Kirche: Kampf um Schäfchen
Austrittswelle zwingt zum Handeln • Schönborn arbeitet an Masterplan
Über 600 Gläubige kehrten 2010 der Kirche in Ottakring den Rücken. Die Erzdiözese Wien will jetzt mit Aktionen gegensteuern. Besonderes Augenmerk wird dabei auf die Pfarrer gelegt.
(bar/sp). 15.853 Austritte musste die katholische Kirche in Wien 2010 verkraften. Damit erreichte der Trend zur Abkehr vom römischen Papsttum einen absoluten Höhepunkt.
Besonders austrittsfreudig zeigten sich dabei die inneren Bezirke, doch auch außerhalb des Gürtels war die Austrittswelle enorm.
Pfarrer als Schlüssel
„Gerade die jungen, urbanen Schichten stehen der Kirche oft kritisch gegenüber“, erklärt Erich Leitenberger von der Erzdiözese Wien. Ein Trend, dem man nun verstärkt etwas entgegenhalten möchte: „Wir arbeiten derzeit an einem Bündel von Maßnahmen, um den Wiedereintritt zu fördern“, so Leitenberger. Den einzelnen Pfarren in den Bezirken kommt dabei eine Schlüsselstellung zu: „Hier gibt es schon sehr kreative Ansätze, die man weiter ausbauen muss“, meint Leitenberger. Als Beispiel nennt er etwa die Aktion „Liebesbriefe von Gott“, die auch heuer wieder am Valetinstag stattfinden wird. Dabei werden Bibelstellen in Form eines Liebesbriefs an Passanten verteilt.
Auch finanziell bedeutet die Austrittswelle einen Verlust für die Erzdiözese Wien. 2010 flossen durch Kirchenbeiträge 92,4 Mio. Euro in die Kassen, um 1,1 Prozent weniger als im Jahr davor.
Frage nach Austrittsgrund
Mit 87 Kirchenaustritten bilanziert die Sandleitner Pfarrgemeinde St. Josef das Jahr 2010, das sind deutlich mehr als im Jahr davor. Nun setzt die Pfarre vor allem auf persönliche Beziehungen.
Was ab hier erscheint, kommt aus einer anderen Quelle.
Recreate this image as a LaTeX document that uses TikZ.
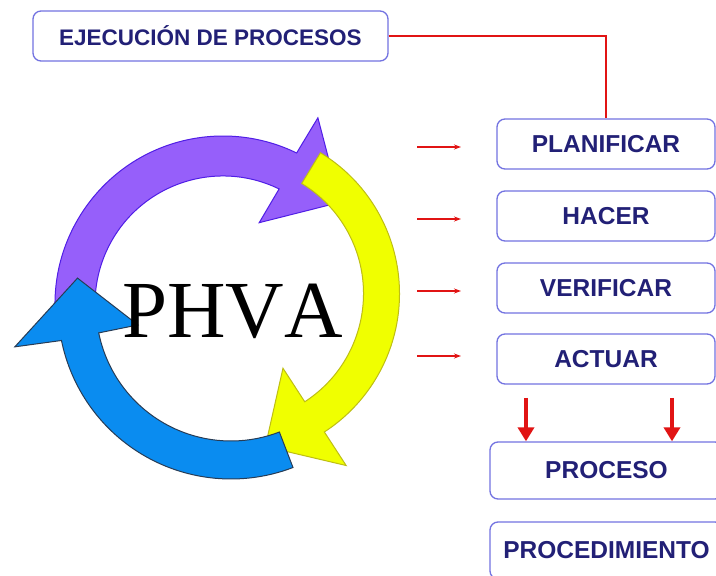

Pfarrer Marcel Lootens: „Der ‚Urgrund‘ der Austritte liegt im fehlenden Bezug zur Kirche
– das Fernbleiben jener Personen, die sich ohnehin nicht aktiv in der Gemeinde betätigten, ist in den Gottesdiensten nicht spürbar.“ Dennoch: Kehrt ein Schäfchen seiner Pfarre den Rücken, nutzt der Pfarrer den Briefweg, um die Ursachen zu erfragen. Den Vorschlag der Diözese Wien, gerade im Hinblick auf die Austrittswelle aktiv auf die Menschen zuzugehen, setzt die Pfarre um und bemüht sich um eine umfassende Betreuung. So wird versucht, das Interesse der Menschen durch diverse Angebote zu wecken, sie einzuladen anstatt sie zwanghaft an die Kirche zu binden. „Wenn es ihnen gefällt, dann bleiben sie“, zeigt sich Pastoralassistentin Franziska Seiser optimistisch.